• Problem
Reproduce nothing except the lines between the line with "What Plotly code" and the line with "import plotly.graph_objects as go", both ends included, and please leave out pictures.

• Data

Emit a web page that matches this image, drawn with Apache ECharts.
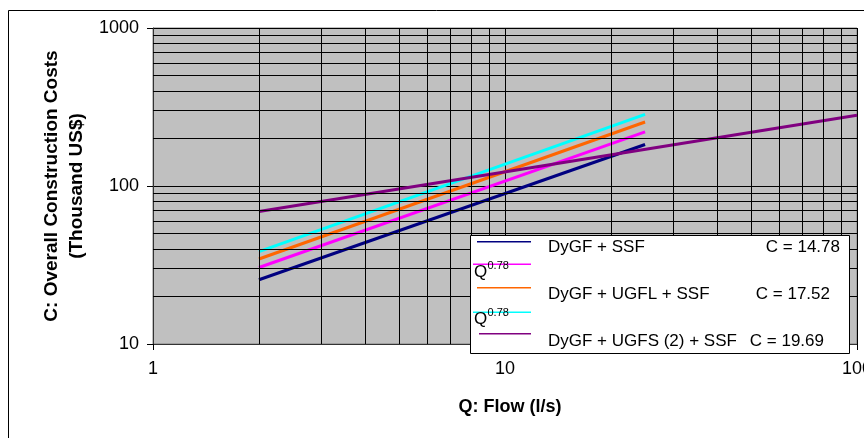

* * *

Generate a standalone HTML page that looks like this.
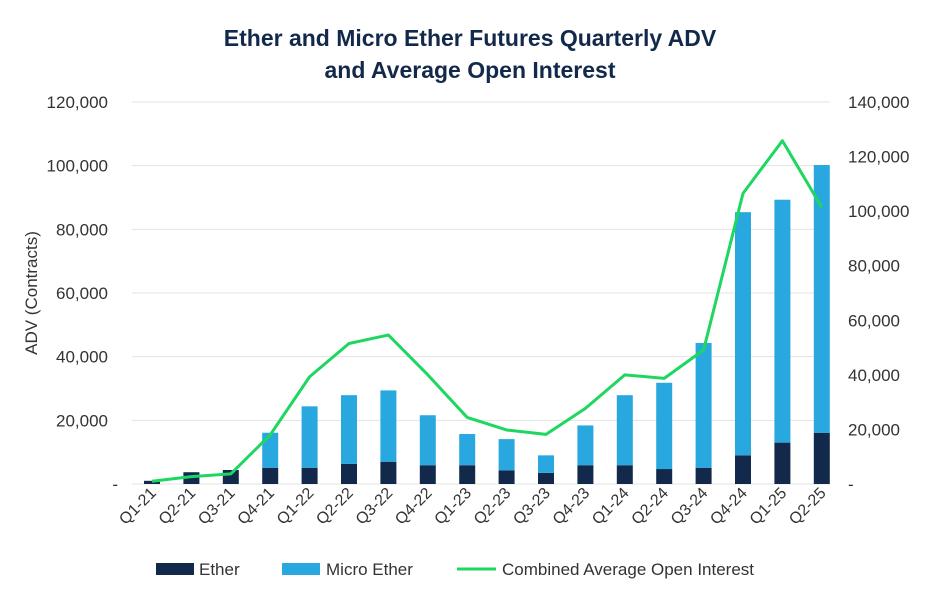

--

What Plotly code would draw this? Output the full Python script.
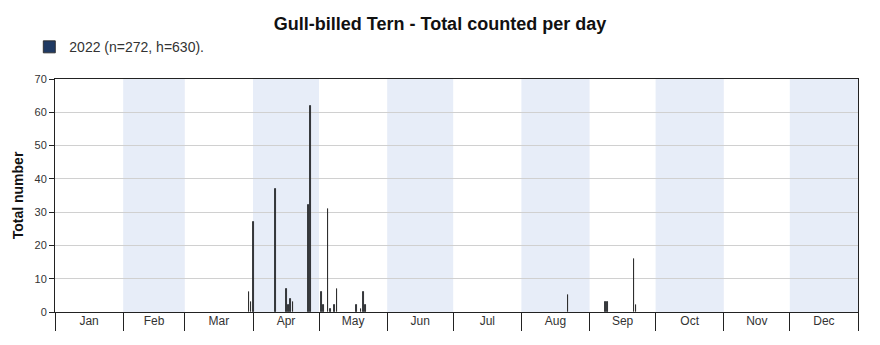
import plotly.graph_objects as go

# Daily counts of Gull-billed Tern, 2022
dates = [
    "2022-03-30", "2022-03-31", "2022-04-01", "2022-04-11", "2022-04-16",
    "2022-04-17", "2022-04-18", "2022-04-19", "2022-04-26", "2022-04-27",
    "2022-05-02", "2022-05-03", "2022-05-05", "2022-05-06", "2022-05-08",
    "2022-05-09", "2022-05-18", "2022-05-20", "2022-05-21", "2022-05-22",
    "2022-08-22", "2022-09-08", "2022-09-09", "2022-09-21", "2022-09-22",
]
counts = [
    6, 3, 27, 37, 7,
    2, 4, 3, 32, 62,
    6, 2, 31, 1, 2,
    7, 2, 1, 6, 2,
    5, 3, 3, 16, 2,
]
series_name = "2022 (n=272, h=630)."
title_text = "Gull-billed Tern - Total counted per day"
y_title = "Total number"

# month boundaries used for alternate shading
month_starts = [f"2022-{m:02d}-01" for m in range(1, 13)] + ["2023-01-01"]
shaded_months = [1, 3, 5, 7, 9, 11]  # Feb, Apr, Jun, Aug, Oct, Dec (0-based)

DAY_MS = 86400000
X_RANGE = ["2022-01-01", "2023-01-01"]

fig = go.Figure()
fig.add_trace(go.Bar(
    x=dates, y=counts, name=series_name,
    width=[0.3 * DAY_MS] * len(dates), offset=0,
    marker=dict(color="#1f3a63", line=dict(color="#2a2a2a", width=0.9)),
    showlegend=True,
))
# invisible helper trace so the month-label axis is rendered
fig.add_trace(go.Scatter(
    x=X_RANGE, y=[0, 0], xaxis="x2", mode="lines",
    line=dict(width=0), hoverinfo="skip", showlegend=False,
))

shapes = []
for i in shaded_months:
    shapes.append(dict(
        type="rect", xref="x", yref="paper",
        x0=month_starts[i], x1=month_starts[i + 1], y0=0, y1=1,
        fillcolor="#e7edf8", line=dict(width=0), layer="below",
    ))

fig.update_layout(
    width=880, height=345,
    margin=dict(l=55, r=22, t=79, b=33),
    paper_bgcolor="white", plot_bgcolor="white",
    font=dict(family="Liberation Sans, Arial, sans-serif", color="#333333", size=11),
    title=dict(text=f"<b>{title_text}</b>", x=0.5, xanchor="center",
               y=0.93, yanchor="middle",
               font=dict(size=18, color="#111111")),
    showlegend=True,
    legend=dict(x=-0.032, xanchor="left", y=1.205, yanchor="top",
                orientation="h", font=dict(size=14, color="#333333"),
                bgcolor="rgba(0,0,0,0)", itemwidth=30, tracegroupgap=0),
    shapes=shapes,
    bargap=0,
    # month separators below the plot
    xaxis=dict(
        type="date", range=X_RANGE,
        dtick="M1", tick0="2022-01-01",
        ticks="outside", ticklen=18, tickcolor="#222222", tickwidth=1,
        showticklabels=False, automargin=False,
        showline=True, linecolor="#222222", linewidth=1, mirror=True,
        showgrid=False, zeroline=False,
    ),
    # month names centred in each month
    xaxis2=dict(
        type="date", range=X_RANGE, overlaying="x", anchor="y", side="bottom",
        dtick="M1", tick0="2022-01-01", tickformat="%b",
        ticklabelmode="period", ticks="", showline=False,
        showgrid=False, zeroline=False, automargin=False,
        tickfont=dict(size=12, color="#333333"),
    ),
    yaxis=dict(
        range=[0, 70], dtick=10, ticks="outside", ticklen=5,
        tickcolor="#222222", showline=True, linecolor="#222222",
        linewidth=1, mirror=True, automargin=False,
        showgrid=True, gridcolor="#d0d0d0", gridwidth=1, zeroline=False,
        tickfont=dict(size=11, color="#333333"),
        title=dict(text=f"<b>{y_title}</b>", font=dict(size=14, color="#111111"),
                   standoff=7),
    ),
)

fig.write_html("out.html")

• Result of this exercise
What Plotly code would draw this? Output the full Python script.
import plotly.graph_objects as go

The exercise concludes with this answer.